Date: Monday, November 28th
( Tickets Here )
Location: Morbid Anatomy Museum, 424 Third avenue, 11215 Brooklyn NY
This lecture explores the crucial role of spectacle and performance in the establishment of modern science by analyzing how eighteenth-century science was staged in a double sense. Science and scientists were not merely depicted in theatrical performances. Those plays also laid bare science as performance, unmasking the ways in which eighteenth-century science was itself a kind of performing art, subject to regimes of stagecraft that reverberated across the laboratory, the lecture hall, the anatomy theater, and the public stage. This talk offers an engaging introduction to Dr. Coppolas new book, The Theater of Experiment: Staging Natural Philosophy in Eighteenth-Century Britain (Oxford University Press, 2016), by exploring the curious case study of Harlequin Dr. Faustus, the blockbuster multi-media spectacle that transfixed all of England in 1724.
In the 1720s, London audiences were captivated by two new forms of public spectacle: pantomime afterpieces staring the anarchic trickster Harlequin, and dazzling courses of experiments conducted by Newtonians like Francis Hauksbee and John Desaguliers. While the pantomimes were perhaps the first example of mass entertainment, the Newtonian lectures offered a primer in Enlightenment natural philosophy while cultivating support for a variety of improvement projects that sought to turn the latest scientific discoveries into economic gain. This lecture will show that these seemingly diverse performances were actually intricately interrelated, with the Harlequin Doctor Faustus craze of 1723-4 offering a complex mediation of the radically new power/knowledge that was promoted in public lectures dedicated to the glorification of Newtonian natural philosophy.
The Harlequin/Newton spectacles of the 1720s discussed in tonights book launch lecture mark just one phase in a profound entanglement of theater and science in the early modern period. As Dr.
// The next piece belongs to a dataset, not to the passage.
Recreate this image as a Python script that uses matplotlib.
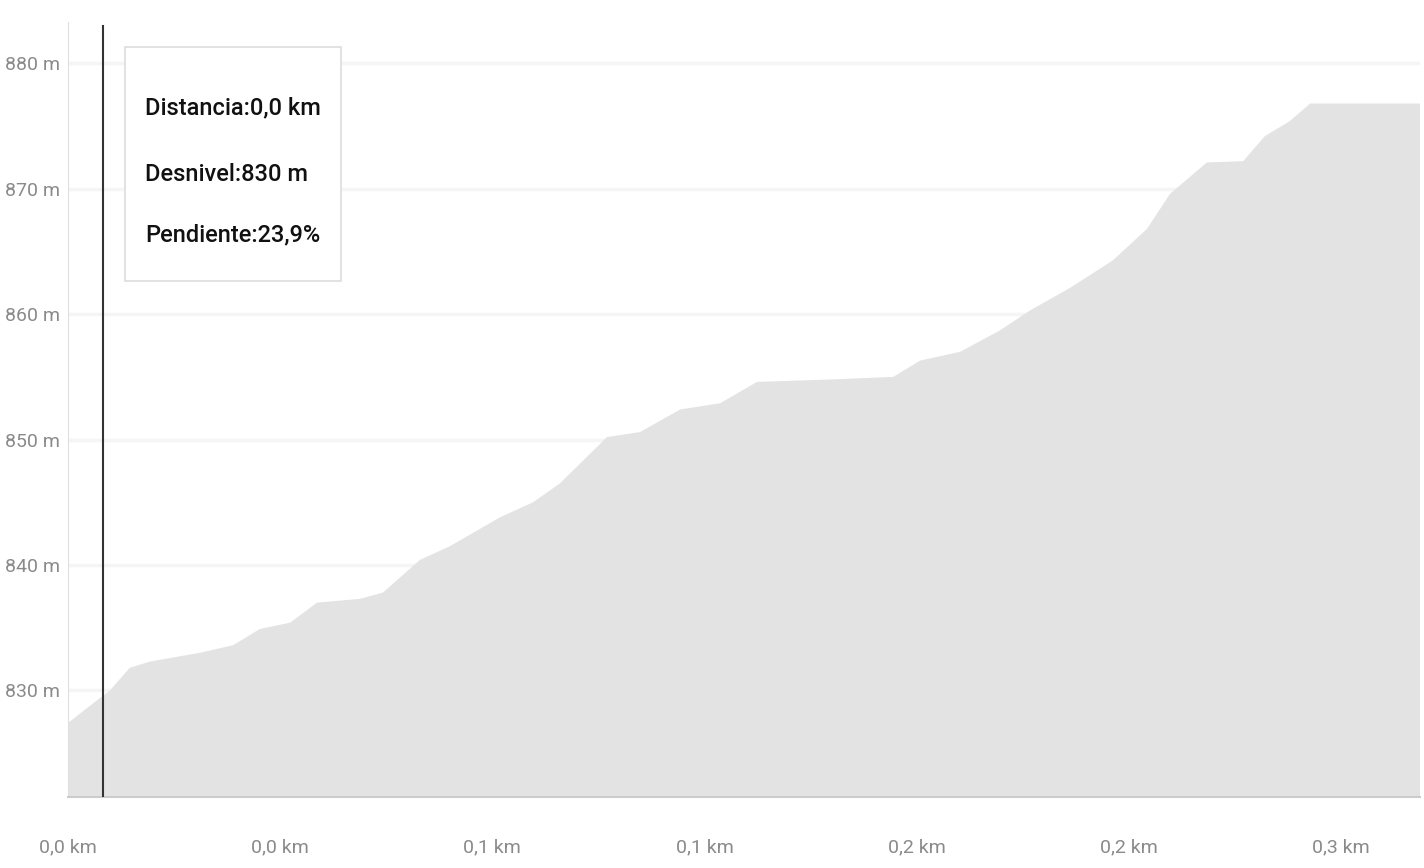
import matplotlib
matplotlib.use("Agg")
import matplotlib.pyplot as plt
from matplotlib.patches import Rectangle

# Elevation profile (distance in km, elevation in m)
distance_km = [0.0, 0.0068, 0.0089, 0.0131, 0.0174, 0.0280, 0.0350, 0.0407, 0.0471,
               0.0528, 0.0619, 0.0668, 0.0746, 0.0810, 0.0916, 0.0986, 0.1043, 0.1143,
               0.1213, 0.1298, 0.1383, 0.1461, 0.1622, 0.1750, 0.1807, 0.1892, 0.1976,
               0.2040, 0.2125, 0.2216, 0.2288, 0.2337, 0.2415, 0.2492, 0.2538, 0.2591,
               0.2634, 0.2867]
elevation_m = [827.4, 829.4, 830.0, 831.8, 832.3, 833.0, 833.6, 834.9, 835.4,
               837.0, 837.3, 837.8, 840.4, 841.5, 843.8, 845.0, 846.5, 850.2,
               850.6, 852.4, 852.9, 854.6, 854.8, 855.0, 856.3, 857.0, 858.7,
               860.3, 862.1, 864.3, 866.8, 869.6, 872.1, 872.2, 874.2, 875.4,
               876.8, 876.8]

x_ticks = [0.0, 0.045, 0.09, 0.135, 0.18, 0.225, 0.27]
x_tick_labels = ["0,0 km", "0,0 km", "0,1 km", "0,1 km", "0,2 km", "0,2 km", "0,3 km"]
y_ticks = [830, 840, 850, 860, 870, 880]
y_tick_labels = ["830 m", "840 m", "850 m", "860 m", "870 m", "880 m"]

cursor_km = 0.0074
tooltip_lines = ["Distancia:0,0 km", "Desnivel:830 m", "Pendiente:23,9%"]

plt.rcParams["font.family"] = ["Roboto", "DejaVu Sans"]

fig = plt.figure(figsize=(14.24, 8.68), dpi=100)
ax = fig.add_axes([68 / 1424, 1 - 797 / 868, 1352 / 1424, 775 / 868])

ax.fill_between(distance_km, elevation_m, 800, color="#e3e3e3", linewidth=0, zorder=2)

for yv in y_ticks:
    ax.axhline(yv, color="#f5f5f5", linewidth=2.5, zorder=1)

ax.set_xlim(0, 0.2867)
ax.set_ylim(821.5, 883.3)

ax.set_xticks(x_ticks)
ax.set_xticklabels(x_tick_labels)
ax.set_yticks(y_ticks)
ax.set_yticklabels(y_tick_labels)
ax.tick_params(axis="both", length=0, colors="#8a8a8a", labelsize=14)
ax.tick_params(axis="x", pad=30)
ax.tick_params(axis="y", pad=6)

for side in ["top", "right"]:
    ax.spines[side].set_visible(False)
ax.spines["left"].set_color("#e0e0e0")
ax.spines["bottom"].set_color("#cccccc")
ax.spines["bottom"].set_linewidth(1.5)

# hover cursor
ax.plot([cursor_km, cursor_km], [821.5, 883.0], color="#333333", linewidth=1.5, zorder=5)

# tooltip box
box = Rectangle((0.0422, 0.6658), 0.1597, 0.3019, transform=ax.transAxes,
                facecolor="white", edgecolor="#dddddd", linewidth=1.2, zorder=6)
ax.add_patch(box)
for line, ty in zip(tooltip_lines, [0.889, 0.8026, 0.7252]):
    ax.text(0.0570, ty, line, transform=ax.transAxes, fontsize=17, color="#111111",
            fontweight="medium", va="center", ha="left", zorder=7)

fig.savefig("out.png", dpi=100, facecolor="white")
Coppolas monograph demonstrates, not only did the representation of science and scientists in eighteenth-century plays influence contemporary debates over the role that experimental science was to play in modern life, the theater shaped the very form that science itself was to take. By disciplining, and ultimately helping to legitimate, what was then called natural philosophy, the eighteenth-century stage helped to naturalize an epistemology based on self-evident, decontextualized facts that might speak for themselves. In this, the stage and the lab jointly fostered an Enlightenment culture of spectacle that transformed the conditions necessary for the production and dissemination of scientific knowledge.
Al Coppola is an Associate Professor of English at John Jay College of Criminal Justice in the City University of New York. Professor Coppola’s first book, The Theater of Experiment: Staging Natural Philosophy in Eighteenth-Century Britain (Oxford 2016), is a critical study of the role of spectacle in the creation and verification of natural facts and the ways in which science was itself performed in both domestic and theatrical spaces. His current book project, Enlightenment Visibilities, explores the Enlightenment legacies that structure 21 st century modernity: strategies and technologies, first innovated in the long eighteenth century, that bring previously unimaginable or imperceptible phenomena into the domain of perception and knowledge.
Professor Coppola is a member of the Columbia Seminar in Eighteenth-Century European Culture, having served as chair from 2010-2016. A co-founder of the Science Studies Caucus of the American Society for Eighteenth Century Studies, he also sits on the advisory board of Restoration and Eighteenth-Century Theater Research.